Die Perücken sind frisch gepudert, die Backenbärte gestutzt und die Juwelen aufpoliert. Die Ballsaison ist eröffnet! Und ähnlich dringend, wie man am Londoner Hofe von Königin Charlotte zu Beginn des 19. Jahrhunderts auf die kommentierende Klatschpostille der geheimnisvollen Lady Whistledown wartete, sehnten die Fans von „Bridgerton“ die zweite Staffel herbei. Mehr als ein Jahr mussten sich Netflix-Abonnenten gedulden, seit Freitag sind acht neue Folgen streambar. Aber – hat sich das Warten auch gelohnt? Unsere Zeitung hat in die neuen Folgen schon hineingeschaut.

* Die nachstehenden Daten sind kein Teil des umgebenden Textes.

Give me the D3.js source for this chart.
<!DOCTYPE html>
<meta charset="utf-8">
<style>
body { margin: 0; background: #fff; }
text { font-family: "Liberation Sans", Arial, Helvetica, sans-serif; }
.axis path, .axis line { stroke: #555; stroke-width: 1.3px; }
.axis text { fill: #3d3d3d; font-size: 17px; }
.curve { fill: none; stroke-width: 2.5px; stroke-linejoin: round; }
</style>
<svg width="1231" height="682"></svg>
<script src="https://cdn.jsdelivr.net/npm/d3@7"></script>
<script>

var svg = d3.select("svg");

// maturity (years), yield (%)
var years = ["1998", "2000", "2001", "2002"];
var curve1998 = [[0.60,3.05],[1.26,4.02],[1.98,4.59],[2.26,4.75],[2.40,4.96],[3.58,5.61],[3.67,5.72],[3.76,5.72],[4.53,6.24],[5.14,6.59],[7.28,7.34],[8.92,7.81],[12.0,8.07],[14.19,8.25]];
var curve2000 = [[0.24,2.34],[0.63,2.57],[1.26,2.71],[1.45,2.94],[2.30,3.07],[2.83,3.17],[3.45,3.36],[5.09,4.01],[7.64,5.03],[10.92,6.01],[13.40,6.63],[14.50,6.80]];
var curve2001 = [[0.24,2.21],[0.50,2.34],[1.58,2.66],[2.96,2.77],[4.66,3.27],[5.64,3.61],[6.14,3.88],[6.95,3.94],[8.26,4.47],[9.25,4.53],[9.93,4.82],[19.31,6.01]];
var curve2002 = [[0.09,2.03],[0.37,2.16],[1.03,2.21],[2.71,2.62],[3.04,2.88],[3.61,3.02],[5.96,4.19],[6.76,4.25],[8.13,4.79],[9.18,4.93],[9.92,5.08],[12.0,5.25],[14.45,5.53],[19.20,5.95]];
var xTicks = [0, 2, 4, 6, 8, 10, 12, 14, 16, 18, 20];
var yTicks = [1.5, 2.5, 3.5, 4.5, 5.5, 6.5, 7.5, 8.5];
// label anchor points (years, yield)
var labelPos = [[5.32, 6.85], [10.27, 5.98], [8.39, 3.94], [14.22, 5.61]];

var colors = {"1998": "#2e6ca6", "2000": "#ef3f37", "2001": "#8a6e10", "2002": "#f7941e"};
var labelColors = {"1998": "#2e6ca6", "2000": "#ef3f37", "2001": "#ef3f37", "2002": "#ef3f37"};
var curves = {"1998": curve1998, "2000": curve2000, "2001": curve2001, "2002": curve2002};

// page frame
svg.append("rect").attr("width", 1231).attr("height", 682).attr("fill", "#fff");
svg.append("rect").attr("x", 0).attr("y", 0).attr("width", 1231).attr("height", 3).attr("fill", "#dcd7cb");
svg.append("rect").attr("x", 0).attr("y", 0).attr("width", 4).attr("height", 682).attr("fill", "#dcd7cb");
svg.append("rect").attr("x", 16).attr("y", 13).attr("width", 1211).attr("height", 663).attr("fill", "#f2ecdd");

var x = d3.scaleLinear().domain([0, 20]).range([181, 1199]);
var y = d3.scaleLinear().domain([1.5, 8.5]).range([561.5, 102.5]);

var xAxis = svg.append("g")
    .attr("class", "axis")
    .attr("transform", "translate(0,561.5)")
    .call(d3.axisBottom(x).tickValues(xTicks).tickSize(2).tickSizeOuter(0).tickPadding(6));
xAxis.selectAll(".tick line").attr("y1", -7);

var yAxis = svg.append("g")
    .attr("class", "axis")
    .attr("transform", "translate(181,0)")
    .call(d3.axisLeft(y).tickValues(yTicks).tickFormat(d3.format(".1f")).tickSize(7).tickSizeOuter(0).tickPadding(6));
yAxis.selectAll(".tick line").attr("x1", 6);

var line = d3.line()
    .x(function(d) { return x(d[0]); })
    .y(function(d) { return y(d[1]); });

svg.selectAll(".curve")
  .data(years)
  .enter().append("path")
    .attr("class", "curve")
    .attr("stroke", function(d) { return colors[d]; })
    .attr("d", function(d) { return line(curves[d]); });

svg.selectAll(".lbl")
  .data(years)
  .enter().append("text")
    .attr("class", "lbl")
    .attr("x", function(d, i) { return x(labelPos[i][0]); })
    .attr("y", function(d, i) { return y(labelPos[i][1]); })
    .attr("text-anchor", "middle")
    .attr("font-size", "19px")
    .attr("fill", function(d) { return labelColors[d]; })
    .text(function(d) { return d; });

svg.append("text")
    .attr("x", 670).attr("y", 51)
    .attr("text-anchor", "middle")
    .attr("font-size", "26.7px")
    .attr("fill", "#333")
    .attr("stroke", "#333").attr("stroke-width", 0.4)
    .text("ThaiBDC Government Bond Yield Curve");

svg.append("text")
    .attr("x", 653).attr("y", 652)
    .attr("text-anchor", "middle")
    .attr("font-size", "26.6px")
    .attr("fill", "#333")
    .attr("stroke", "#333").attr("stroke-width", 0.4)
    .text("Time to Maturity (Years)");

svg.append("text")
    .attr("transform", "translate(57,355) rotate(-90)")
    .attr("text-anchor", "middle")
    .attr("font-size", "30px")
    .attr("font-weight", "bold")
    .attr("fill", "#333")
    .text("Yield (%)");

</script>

Die schlechte Nachricht vorweg – der schneidige, schwerreiche und umwerfend heiße Simon Duke of Hastings (Regé-Jean Page) ist kein einziges Mal zu sehen. Die Liebesgeschichte zwischen ihm und Daphne (Phoebe Dynevor), älteste Tochter der Hochadelsfamilie Bridgerton, stand im Fokus der ersten Staffel. Sie endete mit Hochzeit und Geburt des ersten Kindes. Kein Zweifel, der Verlust der Figur, deren Abwesenheit mit Familienangelegenheiten, begründet wird, wiegt schwer. Doch ist sie erstaunlich schnell vergessen, denn die Serie weiß mit ausreichend attraktivem Personal zu glänzen.

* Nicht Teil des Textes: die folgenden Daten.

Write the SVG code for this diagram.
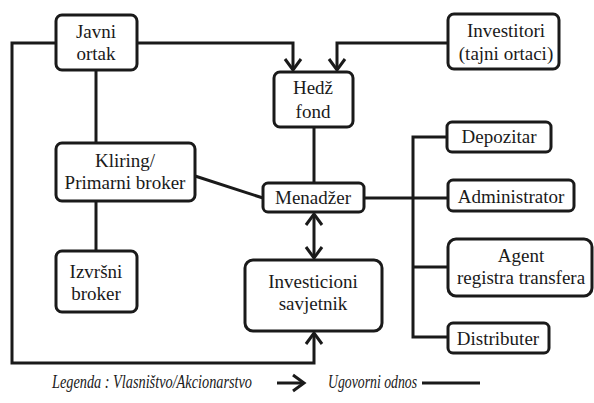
<svg xmlns="http://www.w3.org/2000/svg" width="594" height="403" viewBox="0 0 594 403" font-family="Liberation Serif">
<defs>
<marker id="ah" markerUnits="userSpaceOnUse" markerWidth="24" markerHeight="24" viewBox="-14 -12 18 24" refX="0" refY="0" orient="auto-start-reverse">
<path d="M-11,-8 L0,0 L-11,8" fill="none" stroke="#1a1a1a" stroke-width="3"/>
</marker>
</defs>
<rect width="594" height="403" fill="#fff"/>
<g id="connectors" fill="none" stroke="#1a1a1a" stroke-width="3">
<polyline points="137,43 293,43 293,70" marker-end="url(#ah)"/>
<polyline points="448,43 337,43 337,70" marker-end="url(#ah)"/>
<polyline points="56,43 12,43 12,363 314,363 314,333" marker-end="url(#ah)"/>
<line x1="96" y1="70" x2="96" y2="143"/>
<line x1="96" y1="201" x2="96" y2="251"/>
<line x1="195" y1="176" x2="263" y2="198"/>
<line x1="314" y1="127" x2="314" y2="183"/>
<line x1="314" y1="214" x2="314" y2="258" marker-start="url(#ah)" marker-end="url(#ah)"/>
<line x1="364" y1="198" x2="448" y2="198"/>
<polyline points="447,137 413,137 413,337 448,337"/>
<line x1="413" y1="267" x2="448" y2="267"/>
</g>
<g id="nodes" font-family="Liberation Serif" font-size="19" text-anchor="middle">
<g id="javni"><rect fill="#fff" stroke="#1a1a1a" stroke-width="3" x="56" y="15" width="81" height="55" rx="6"/><text fill="#1a1a1a" x="96" y="38">Javni</text><text fill="#1a1a1a" x="96" y="60">ortak</text></g>
<g id="investitori"><rect fill="#fff" stroke="#1a1a1a" stroke-width="3" x="448" y="14" width="111" height="55" rx="6"/><text fill="#1a1a1a" x="506" y="37">Investitori</text><text fill="#1a1a1a" x="506" y="60">(tajni ortaci)</text></g>
<g id="hedz"><rect fill="#fff" stroke="#1a1a1a" stroke-width="3" x="274" y="72" width="79" height="55" rx="6"/><text fill="#1a1a1a" x="313" y="94">Hedž</text><text fill="#1a1a1a" x="313" y="118">fond</text></g>
<g id="kliring"><rect fill="#fff" stroke="#1a1a1a" stroke-width="3" x="56" y="143" width="139" height="58" rx="6"/><text fill="#1a1a1a" x="125" y="167">Kliring/</text><text fill="#1a1a1a" x="125" y="189">Primarni broker</text></g>
<g id="menadzer"><rect fill="#fff" stroke="#1a1a1a" stroke-width="3" x="263" y="183" width="101" height="29" rx="5"/><text fill="#1a1a1a" x="313" y="204">Menadžer</text></g>
<g id="izvrsni"><rect fill="#fff" stroke="#1a1a1a" stroke-width="3" x="56" y="251" width="81" height="61" rx="6"/><text fill="#1a1a1a" x="96" y="278">Izvršni</text><text fill="#1a1a1a" x="96" y="300">broker</text></g>
<g id="investicioni"><rect fill="#fff" stroke="#1a1a1a" stroke-width="3" x="245" y="260" width="137" height="71" rx="8"/><text fill="#1a1a1a" x="313" y="288">Investicioni</text><text fill="#1a1a1a" x="313" y="310">savjetnik</text></g>
<g id="depozitar"><rect fill="#fff" stroke="#1a1a1a" stroke-width="3" x="447" y="122" width="104" height="30" rx="5"/><text fill="#1a1a1a" x="499" y="143">Depozitar</text></g>
<g id="administrator"><rect fill="#fff" stroke="#1a1a1a" stroke-width="3" x="448" y="180" width="126" height="31" rx="5"/><text fill="#1a1a1a" x="511" y="203">Administrator</text></g>
<g id="agent"><rect fill="#fff" stroke="#1a1a1a" stroke-width="3" x="448" y="239" width="144" height="57" rx="8"/><text fill="#1a1a1a" x="521" y="262">Agent</text><text fill="#1a1a1a" x="521" y="284">registra transfera</text></g>
<g id="distributer"><rect fill="#fff" stroke="#1a1a1a" stroke-width="3" x="448" y="323" width="101" height="30" rx="5"/><text fill="#1a1a1a" x="498" y="345">Distributer</text></g>
</g>
<g id="legend" font-family="Liberation Serif" font-style="italic" font-size="18" fill="#1a1a1a">
<text x="52" y="388" textLength="200" lengthAdjust="spacingAndGlyphs">Legenda : Vlasništvo/Akcionarstvo</text>
<line x1="277" y1="383" x2="304" y2="383" stroke="#1a1a1a" stroke-width="3" marker-end="url(#ah)"/>
<text x="328" y="388" textLength="89" lengthAdjust="spacingAndGlyphs">Ugovorni odnos</text>
<line x1="422" y1="383" x2="480" y2="383" stroke="#1a1a1a" stroke-width="3"/>
</g>
</svg>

Großen Anteil daran hat Familie Bridgerton, die mit insgesamt acht äußerst ansehnlichen Kindern gesegnet ist, die übrigens, kleiner Funfact am Rande, dem Alphabet nach benannt wurden – Anthony, Benedict, Colin, Daphne, Eloise, Francesca, Gregory und Hyacinth. Nach der liebreizenden Daphne soll nun Freigeist Eloise (Claudia Jessie) auf dem Heiratsmarkt der neuen Ballsaison punkten. Wozu sie sichtbar keine Lust hat, was sie auch sehr deutlich artikuliert.
„Ich sehe aus wie ein Kalb vor der Versteigerung“, kommentiert sie etwa ihr Outfit für die Einführung in die feine Londoner Hofgesellschaft. Sie ist genervt von den Zwängen jener Zeit, die Frauen nicht nur ins Korsett, sondern zur Versorgung in die Ehe zwingen. Eigenständigkeit und Frauenrechte sind Eloises Themen, Intrigen, Tüll und Tränen eher nicht.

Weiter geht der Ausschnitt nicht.